Officials gathered several hundred male migrants shortly before 6.00 am behind a police line in a part of the camp housing Afghans.

Buses were due to take them during the morning to accommodation centres around the greater Paris region of Ile-de-France.

"We’re sending migrants to new and old accommodation centers and temporarily in gymnasium until they find places in centers where they can rest, sleep, eat as well as make their application for asylum," Paris Police chief Michel Cadot told RFI.

"The first priority, which was decided by the president of the republic, is to put them in shelter. It’s to treat them with dignity. That's what we’re doing."

The arrival of the first bus, before dawn, was greeted with cheers.

"I don't know where we are going," said Khalid, 28. "The important thing for me is to have my papers. I have been here in a tent for a month, it's good to leave."

The operation comes after a major operation last week to clear the notorious "Jungle" migrant camp at the northern French port of Calais, which has for years served as a jumping-off point for migrants attempting to stow away on trucks and trains bound across the Channel for Britain.

Some 6,000 people, mostly Afghans, Sudanese and Eritreans, had been living in the Jungle in squalid conditions as Europe struggles with its worst migration crisis since World War II.

The Paris encampment has also been cleared twice in recent months, in July and September.

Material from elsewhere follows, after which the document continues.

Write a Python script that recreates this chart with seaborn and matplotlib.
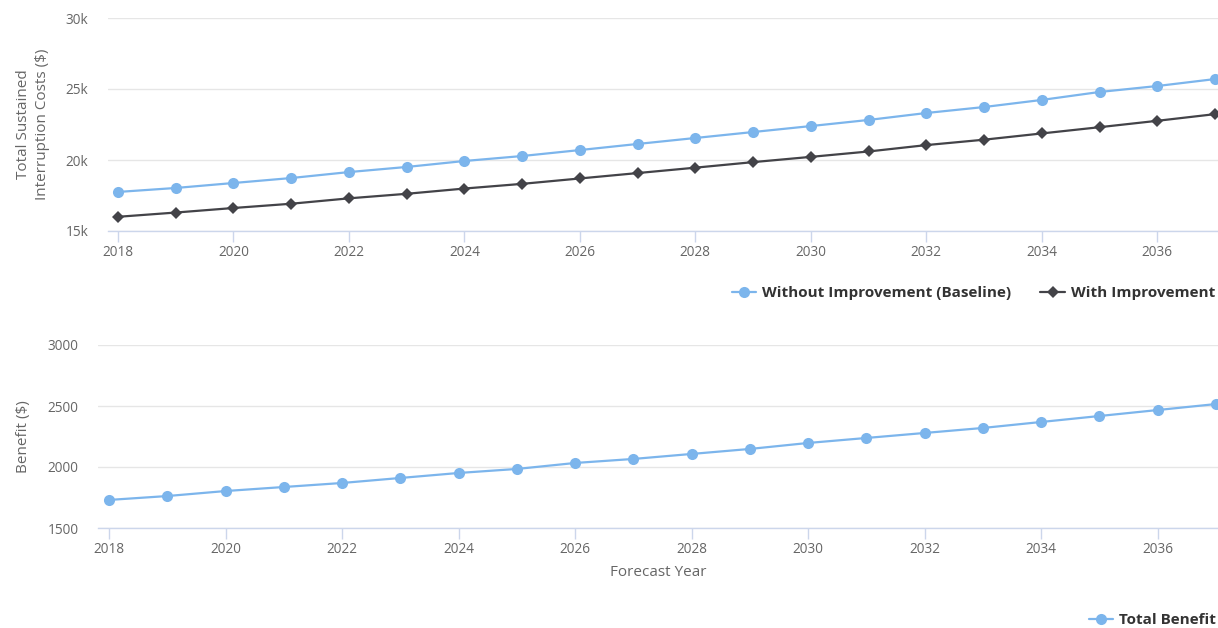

But the tents have been spreading across the pavements again in recent weeks, with some 3,000 people sleeping there at present, according to sources close to the operation.

"There was no violence but they didn’t really let journalists go through" said Hélène, a volunteer who was cleaning up tents left behind after the migrant departure.

Hélène told RFI she had been coming to Stalingrad regularly in the past weeks, and that some people might come back.

"We’re never really sure about anything, that's what's annoying. We don’t known if they will be taken care of. The reception centers are temporary. We always have trouble knowing what’s going on."